PROBLEM DETAILS – Filter the listing and keep only the lines with the word "this".

EXTRACTED INFORMATION –
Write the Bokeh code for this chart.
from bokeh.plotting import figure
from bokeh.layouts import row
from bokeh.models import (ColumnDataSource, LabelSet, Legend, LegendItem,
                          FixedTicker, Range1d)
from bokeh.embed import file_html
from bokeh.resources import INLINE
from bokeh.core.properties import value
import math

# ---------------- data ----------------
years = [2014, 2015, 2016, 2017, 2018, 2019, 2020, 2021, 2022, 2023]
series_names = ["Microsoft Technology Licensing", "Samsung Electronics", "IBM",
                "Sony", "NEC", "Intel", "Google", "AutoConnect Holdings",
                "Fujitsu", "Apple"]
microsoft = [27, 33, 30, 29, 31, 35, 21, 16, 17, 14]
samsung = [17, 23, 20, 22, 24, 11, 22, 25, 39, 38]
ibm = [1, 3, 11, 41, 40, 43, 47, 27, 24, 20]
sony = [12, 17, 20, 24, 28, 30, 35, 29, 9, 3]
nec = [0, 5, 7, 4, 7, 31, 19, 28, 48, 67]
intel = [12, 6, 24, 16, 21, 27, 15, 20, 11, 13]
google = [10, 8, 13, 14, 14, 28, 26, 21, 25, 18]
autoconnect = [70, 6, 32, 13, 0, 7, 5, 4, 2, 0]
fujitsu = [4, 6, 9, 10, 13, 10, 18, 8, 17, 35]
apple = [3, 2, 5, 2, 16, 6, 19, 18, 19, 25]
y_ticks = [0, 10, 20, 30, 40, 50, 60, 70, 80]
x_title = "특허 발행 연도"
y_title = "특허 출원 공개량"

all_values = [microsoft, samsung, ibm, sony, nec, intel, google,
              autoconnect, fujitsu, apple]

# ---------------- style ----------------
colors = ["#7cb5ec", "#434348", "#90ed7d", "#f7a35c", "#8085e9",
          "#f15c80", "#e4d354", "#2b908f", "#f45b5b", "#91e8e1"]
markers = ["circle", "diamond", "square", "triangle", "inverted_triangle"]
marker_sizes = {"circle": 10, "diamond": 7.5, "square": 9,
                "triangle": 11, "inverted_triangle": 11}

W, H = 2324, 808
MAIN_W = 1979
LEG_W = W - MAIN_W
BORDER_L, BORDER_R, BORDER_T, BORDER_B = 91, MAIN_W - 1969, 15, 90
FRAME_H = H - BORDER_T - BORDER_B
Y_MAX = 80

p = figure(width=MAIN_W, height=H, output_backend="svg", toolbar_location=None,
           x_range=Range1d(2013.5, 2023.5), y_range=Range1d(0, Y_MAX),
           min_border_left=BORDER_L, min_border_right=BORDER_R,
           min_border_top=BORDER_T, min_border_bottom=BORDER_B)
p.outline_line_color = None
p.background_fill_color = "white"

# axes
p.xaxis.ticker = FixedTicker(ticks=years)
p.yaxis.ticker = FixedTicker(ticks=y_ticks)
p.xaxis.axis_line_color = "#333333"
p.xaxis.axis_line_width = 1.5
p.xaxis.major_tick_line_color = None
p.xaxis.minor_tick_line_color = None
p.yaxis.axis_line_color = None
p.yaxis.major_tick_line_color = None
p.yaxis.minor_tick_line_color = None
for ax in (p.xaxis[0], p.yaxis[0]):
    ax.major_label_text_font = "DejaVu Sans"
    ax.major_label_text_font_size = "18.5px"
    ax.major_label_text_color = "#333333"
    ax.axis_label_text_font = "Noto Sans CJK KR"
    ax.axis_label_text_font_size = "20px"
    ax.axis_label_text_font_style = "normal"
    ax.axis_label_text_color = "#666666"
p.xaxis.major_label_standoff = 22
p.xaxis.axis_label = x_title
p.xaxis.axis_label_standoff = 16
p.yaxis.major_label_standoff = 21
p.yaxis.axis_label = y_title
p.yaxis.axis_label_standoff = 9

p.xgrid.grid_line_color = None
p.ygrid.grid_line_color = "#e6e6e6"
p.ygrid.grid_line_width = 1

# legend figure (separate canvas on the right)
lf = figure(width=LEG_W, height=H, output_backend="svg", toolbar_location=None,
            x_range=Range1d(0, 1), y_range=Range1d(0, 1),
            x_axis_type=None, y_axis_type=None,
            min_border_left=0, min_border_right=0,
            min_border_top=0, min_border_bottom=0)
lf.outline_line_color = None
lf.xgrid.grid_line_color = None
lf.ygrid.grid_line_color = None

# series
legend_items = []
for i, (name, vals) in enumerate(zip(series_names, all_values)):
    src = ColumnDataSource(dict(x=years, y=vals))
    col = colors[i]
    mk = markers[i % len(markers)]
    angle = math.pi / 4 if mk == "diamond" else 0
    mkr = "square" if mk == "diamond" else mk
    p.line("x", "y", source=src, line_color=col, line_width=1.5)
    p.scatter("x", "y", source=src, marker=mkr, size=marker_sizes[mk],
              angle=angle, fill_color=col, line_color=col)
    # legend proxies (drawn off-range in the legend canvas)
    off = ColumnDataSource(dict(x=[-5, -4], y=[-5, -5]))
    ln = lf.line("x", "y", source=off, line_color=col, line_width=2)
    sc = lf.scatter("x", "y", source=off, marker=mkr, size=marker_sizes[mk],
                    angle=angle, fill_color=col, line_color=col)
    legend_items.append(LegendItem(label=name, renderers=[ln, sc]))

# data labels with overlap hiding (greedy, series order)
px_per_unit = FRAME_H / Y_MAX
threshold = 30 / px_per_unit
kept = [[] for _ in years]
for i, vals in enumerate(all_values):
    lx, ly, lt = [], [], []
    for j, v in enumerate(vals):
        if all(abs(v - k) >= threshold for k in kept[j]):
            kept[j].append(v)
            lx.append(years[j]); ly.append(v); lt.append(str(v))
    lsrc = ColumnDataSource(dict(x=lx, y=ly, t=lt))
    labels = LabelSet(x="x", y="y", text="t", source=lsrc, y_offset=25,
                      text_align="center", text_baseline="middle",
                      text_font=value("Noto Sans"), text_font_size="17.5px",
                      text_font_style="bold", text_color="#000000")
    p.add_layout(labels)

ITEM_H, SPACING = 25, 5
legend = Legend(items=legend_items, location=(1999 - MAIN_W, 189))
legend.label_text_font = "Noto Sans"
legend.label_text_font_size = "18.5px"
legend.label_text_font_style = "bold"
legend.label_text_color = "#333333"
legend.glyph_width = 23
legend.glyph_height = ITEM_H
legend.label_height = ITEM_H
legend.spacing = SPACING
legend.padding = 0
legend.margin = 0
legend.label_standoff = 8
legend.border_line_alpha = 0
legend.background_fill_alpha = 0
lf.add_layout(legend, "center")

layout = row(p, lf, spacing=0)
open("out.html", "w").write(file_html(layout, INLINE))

---

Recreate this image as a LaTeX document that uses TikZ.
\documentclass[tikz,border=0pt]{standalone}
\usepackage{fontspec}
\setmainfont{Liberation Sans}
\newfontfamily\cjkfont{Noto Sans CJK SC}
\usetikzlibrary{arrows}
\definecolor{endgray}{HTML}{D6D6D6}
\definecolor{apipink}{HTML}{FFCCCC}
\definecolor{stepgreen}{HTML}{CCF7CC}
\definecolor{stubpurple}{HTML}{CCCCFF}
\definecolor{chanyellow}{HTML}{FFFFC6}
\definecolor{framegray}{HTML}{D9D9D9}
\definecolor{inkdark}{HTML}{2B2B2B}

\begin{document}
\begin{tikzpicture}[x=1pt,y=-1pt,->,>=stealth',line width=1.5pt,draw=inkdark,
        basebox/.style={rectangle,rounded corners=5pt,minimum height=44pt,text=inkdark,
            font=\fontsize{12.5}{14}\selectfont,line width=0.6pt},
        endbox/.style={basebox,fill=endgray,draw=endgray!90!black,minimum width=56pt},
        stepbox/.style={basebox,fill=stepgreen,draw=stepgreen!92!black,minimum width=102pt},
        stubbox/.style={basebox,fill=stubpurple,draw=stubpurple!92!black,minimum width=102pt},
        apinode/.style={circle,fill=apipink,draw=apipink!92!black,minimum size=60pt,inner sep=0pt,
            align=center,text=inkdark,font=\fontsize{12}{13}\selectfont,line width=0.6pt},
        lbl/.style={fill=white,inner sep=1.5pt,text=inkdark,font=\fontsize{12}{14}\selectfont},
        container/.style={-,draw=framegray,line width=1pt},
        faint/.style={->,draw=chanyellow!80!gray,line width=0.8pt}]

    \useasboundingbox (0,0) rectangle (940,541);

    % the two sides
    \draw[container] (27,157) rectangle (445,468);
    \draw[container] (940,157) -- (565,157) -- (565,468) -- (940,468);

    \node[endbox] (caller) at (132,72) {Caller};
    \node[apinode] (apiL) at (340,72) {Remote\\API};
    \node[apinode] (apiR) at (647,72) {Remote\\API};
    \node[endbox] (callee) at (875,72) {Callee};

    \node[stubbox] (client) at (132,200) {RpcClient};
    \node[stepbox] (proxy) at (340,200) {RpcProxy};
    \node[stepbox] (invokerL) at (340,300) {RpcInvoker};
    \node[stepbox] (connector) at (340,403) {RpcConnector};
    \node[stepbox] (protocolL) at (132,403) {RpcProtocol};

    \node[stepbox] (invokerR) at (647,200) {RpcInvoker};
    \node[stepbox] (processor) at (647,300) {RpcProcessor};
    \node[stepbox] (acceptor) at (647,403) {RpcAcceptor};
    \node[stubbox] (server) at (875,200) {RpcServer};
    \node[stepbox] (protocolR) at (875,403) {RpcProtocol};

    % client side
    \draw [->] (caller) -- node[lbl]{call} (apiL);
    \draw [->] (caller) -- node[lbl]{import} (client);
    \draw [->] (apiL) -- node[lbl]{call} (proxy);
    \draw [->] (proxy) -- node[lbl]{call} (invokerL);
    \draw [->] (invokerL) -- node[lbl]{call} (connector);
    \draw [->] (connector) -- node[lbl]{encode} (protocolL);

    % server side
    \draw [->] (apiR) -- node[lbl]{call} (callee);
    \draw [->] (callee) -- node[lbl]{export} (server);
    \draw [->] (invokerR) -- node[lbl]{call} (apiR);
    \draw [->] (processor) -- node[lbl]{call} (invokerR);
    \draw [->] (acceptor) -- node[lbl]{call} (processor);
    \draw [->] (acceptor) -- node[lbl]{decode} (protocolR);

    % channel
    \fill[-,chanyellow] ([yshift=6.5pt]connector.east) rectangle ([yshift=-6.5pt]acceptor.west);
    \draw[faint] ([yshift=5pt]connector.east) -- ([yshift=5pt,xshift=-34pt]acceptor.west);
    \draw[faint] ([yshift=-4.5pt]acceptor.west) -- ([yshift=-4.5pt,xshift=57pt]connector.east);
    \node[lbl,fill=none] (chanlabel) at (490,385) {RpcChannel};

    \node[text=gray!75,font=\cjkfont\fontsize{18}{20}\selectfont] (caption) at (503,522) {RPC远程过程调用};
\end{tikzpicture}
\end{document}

--

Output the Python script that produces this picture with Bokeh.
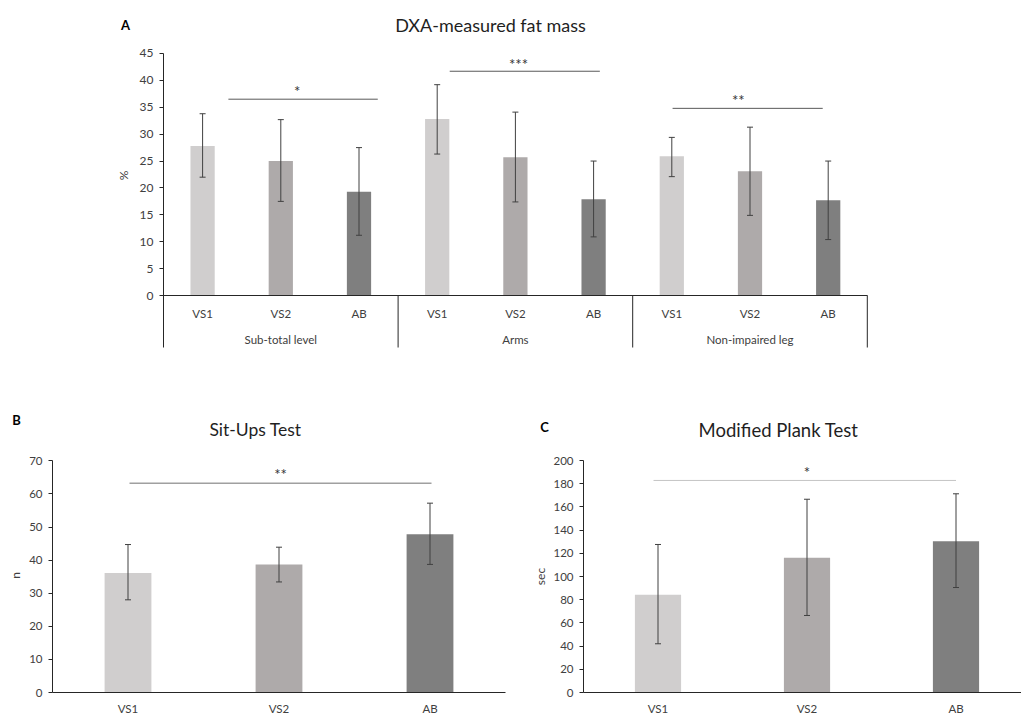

EXERCISE RESULT –
Write the Bokeh code for this chart.
Recreate this image as a LaTeX document that uses TikZ.
Output the Python script that produces this picture with Bokeh.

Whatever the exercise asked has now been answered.